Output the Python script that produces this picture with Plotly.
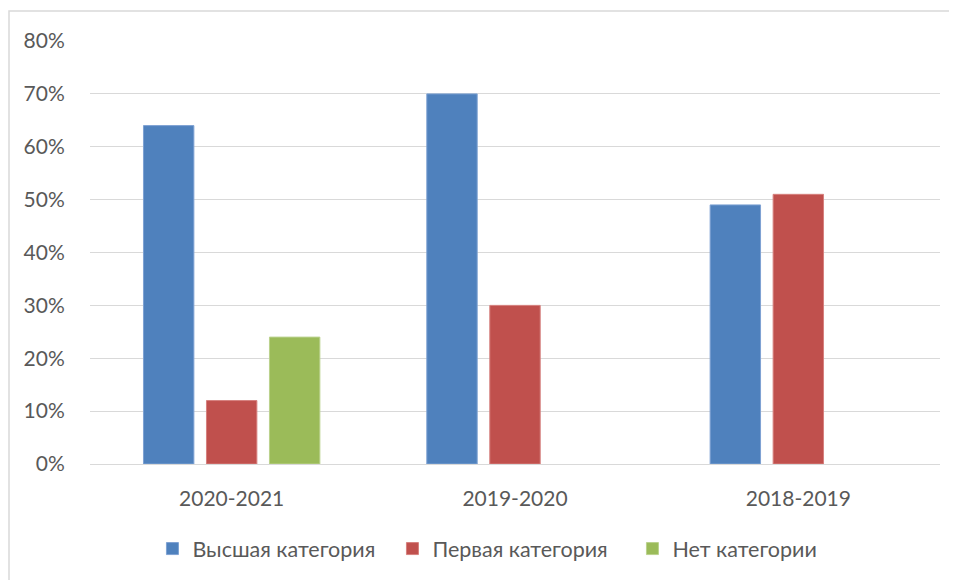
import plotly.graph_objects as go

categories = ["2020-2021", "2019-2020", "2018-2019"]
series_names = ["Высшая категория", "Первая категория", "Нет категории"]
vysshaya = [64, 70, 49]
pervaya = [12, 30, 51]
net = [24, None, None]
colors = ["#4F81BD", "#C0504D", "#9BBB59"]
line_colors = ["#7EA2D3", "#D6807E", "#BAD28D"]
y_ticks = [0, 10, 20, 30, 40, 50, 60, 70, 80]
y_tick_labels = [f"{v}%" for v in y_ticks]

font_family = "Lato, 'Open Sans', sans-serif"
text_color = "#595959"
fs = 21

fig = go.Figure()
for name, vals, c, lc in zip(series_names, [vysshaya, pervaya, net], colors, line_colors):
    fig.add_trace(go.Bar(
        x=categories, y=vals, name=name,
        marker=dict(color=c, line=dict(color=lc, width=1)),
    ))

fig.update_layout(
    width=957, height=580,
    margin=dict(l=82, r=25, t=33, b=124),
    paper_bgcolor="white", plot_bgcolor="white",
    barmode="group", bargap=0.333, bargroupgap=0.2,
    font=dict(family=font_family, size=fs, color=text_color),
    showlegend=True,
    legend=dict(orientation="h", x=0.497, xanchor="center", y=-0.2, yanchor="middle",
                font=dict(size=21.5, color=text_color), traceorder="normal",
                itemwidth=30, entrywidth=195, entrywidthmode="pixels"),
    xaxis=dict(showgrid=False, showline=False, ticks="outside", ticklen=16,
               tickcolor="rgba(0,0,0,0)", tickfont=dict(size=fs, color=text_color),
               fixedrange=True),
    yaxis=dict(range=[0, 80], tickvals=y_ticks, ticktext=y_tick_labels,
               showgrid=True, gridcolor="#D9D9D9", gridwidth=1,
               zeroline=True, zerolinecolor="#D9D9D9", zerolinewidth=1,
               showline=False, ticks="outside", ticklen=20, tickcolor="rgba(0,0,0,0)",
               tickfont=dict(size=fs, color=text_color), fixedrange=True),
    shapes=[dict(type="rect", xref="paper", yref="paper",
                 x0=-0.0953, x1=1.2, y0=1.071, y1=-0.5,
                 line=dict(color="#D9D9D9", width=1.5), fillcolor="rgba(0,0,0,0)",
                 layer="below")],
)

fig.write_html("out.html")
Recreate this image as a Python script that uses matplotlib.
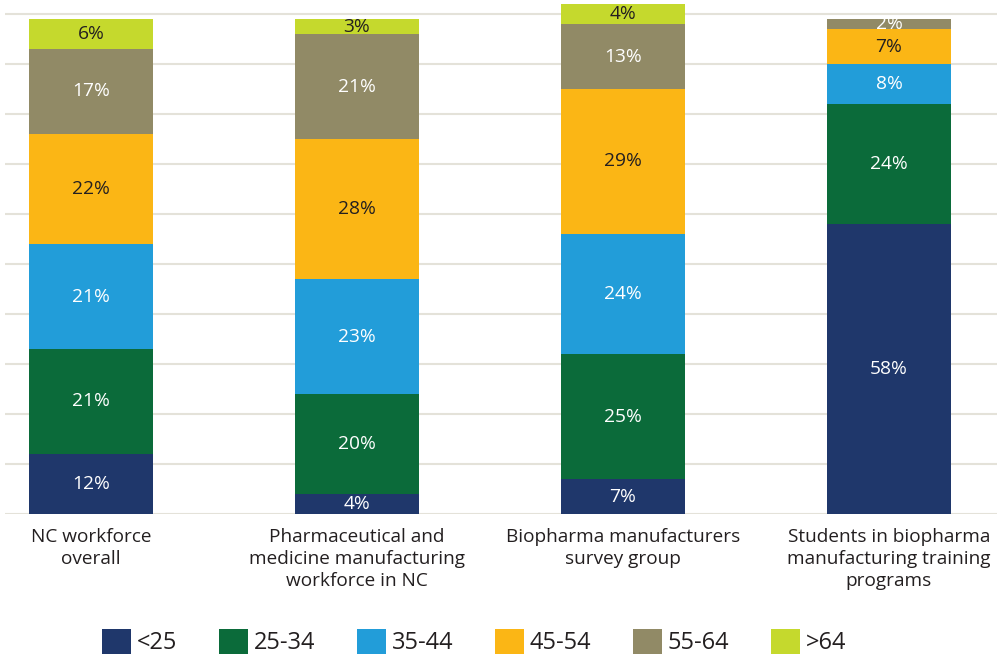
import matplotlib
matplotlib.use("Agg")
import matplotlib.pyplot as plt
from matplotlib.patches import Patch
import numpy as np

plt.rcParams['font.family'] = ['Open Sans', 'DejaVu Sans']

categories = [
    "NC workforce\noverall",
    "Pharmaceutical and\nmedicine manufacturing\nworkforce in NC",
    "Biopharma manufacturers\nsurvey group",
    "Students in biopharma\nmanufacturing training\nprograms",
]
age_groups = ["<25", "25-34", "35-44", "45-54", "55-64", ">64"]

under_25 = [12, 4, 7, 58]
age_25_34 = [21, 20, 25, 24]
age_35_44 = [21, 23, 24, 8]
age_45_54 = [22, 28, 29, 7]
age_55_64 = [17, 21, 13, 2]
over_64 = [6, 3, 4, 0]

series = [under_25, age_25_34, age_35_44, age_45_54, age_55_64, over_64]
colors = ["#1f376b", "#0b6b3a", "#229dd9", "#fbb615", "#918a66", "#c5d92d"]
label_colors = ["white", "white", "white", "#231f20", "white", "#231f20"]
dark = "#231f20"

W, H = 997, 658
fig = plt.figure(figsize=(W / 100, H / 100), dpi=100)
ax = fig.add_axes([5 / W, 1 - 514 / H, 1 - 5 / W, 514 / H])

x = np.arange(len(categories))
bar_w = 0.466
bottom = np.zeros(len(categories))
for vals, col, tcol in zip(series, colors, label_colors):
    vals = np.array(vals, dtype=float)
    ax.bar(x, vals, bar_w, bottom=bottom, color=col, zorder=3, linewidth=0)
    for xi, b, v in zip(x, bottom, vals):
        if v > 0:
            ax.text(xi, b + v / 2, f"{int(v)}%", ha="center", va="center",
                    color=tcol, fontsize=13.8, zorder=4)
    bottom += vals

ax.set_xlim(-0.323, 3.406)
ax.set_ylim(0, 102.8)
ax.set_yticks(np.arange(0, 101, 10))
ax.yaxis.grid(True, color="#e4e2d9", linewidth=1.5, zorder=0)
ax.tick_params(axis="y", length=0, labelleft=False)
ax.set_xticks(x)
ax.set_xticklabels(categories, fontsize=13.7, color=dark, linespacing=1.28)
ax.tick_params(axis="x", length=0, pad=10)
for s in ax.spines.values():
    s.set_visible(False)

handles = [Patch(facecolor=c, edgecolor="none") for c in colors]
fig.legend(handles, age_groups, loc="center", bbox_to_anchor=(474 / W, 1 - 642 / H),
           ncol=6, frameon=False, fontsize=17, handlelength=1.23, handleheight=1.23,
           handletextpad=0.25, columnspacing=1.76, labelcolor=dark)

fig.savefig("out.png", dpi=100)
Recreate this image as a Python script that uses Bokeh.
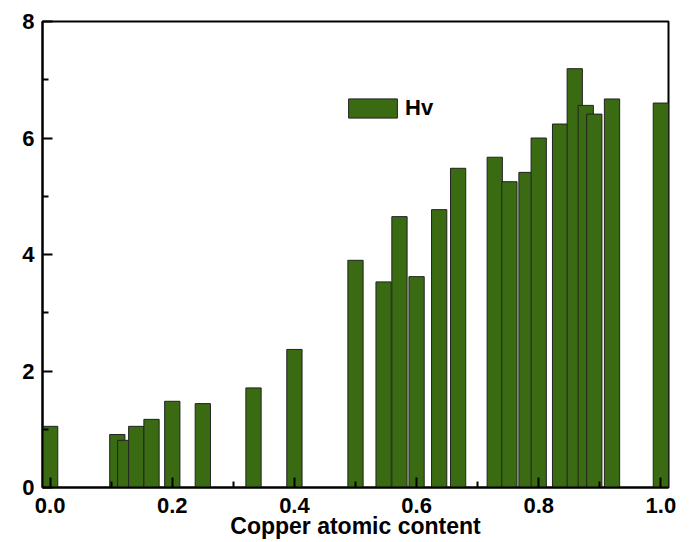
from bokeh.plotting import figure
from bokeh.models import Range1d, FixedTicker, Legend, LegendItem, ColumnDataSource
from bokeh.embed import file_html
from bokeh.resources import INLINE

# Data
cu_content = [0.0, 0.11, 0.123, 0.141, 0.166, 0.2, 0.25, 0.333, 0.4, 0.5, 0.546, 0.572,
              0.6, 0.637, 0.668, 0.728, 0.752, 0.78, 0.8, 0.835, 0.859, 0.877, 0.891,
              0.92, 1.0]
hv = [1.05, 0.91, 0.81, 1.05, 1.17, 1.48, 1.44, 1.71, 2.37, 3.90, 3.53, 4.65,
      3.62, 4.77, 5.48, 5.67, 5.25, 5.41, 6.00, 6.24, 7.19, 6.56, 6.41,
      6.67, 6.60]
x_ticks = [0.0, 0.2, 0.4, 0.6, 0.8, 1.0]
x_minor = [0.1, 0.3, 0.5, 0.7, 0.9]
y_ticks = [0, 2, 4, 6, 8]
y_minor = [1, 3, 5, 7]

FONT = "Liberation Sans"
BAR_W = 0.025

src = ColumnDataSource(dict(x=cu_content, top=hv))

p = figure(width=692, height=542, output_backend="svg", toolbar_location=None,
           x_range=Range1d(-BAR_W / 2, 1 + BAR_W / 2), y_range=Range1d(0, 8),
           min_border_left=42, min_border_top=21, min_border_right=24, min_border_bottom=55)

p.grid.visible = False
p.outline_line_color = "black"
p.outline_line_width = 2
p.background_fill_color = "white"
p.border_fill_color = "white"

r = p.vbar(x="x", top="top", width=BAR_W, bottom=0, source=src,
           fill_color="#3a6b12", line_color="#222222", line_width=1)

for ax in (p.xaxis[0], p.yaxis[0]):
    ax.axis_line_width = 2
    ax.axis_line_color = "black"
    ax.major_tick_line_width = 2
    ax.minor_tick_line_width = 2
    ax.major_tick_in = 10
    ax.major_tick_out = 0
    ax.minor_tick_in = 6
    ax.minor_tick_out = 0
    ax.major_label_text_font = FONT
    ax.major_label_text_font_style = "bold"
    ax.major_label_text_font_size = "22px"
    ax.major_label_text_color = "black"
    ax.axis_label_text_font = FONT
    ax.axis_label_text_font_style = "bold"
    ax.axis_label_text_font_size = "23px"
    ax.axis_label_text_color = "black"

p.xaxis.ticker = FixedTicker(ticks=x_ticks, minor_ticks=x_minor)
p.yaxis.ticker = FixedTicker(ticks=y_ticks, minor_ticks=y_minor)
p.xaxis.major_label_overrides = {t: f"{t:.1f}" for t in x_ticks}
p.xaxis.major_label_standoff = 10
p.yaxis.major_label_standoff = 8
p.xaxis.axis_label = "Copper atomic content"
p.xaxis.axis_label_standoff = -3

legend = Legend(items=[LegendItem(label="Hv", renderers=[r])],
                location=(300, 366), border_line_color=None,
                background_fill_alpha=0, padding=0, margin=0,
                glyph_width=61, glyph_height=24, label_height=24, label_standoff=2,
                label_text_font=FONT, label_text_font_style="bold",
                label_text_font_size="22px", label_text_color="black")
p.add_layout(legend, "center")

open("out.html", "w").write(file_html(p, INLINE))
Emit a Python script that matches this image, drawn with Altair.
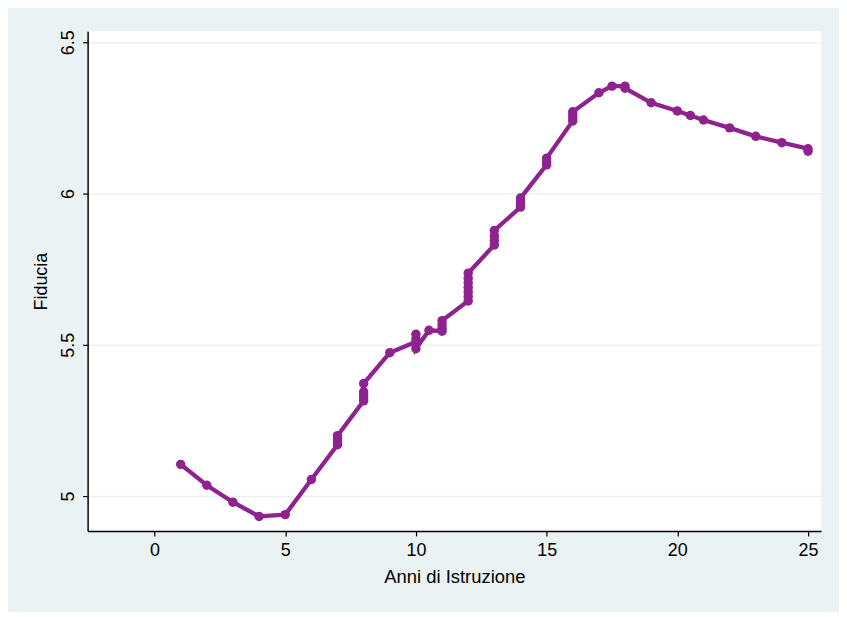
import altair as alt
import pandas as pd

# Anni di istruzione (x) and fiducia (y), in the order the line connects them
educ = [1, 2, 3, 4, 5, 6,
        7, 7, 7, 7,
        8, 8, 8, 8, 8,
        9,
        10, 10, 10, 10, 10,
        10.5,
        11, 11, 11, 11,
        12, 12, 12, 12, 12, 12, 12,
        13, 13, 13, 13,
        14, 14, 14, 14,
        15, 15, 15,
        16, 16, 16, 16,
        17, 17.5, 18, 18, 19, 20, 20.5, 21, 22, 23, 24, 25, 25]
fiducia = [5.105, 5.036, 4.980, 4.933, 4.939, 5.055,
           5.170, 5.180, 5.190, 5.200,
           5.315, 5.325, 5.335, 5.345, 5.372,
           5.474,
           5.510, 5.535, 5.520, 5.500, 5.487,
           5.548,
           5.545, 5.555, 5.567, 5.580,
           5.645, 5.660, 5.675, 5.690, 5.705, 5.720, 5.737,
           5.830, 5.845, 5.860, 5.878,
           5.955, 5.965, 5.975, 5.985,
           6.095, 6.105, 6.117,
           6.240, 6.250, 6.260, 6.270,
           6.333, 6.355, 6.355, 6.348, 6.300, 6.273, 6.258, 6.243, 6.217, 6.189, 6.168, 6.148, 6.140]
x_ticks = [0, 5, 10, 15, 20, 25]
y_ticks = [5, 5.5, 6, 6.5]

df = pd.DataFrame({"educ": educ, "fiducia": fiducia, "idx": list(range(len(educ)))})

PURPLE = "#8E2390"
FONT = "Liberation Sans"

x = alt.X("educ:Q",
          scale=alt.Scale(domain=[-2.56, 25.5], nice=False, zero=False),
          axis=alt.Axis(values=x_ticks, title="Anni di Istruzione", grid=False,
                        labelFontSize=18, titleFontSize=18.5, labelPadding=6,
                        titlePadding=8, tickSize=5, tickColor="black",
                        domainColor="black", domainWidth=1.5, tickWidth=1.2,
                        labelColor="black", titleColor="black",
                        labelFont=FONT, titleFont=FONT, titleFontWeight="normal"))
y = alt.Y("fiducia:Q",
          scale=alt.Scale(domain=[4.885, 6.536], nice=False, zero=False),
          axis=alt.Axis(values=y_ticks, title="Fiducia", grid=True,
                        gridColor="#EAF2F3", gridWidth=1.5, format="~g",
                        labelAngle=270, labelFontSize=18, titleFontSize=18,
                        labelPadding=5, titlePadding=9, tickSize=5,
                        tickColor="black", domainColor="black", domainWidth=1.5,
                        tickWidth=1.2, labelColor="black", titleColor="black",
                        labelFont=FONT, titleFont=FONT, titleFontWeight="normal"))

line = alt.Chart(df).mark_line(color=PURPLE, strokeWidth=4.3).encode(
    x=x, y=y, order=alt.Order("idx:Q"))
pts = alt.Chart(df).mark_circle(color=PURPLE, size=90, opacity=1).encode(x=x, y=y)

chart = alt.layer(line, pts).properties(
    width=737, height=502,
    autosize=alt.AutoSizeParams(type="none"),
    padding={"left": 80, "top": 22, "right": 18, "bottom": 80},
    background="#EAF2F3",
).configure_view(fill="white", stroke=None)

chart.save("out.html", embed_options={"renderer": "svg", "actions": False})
======
**What to do:** Leave out the pictures and repeat the lines from the start of the material through the line with "import plotly.graph_objects as go", inclusive.

**Exercise result:**
Output the Python script that produces this picture with Plotly.
import plotly.graph_objects as go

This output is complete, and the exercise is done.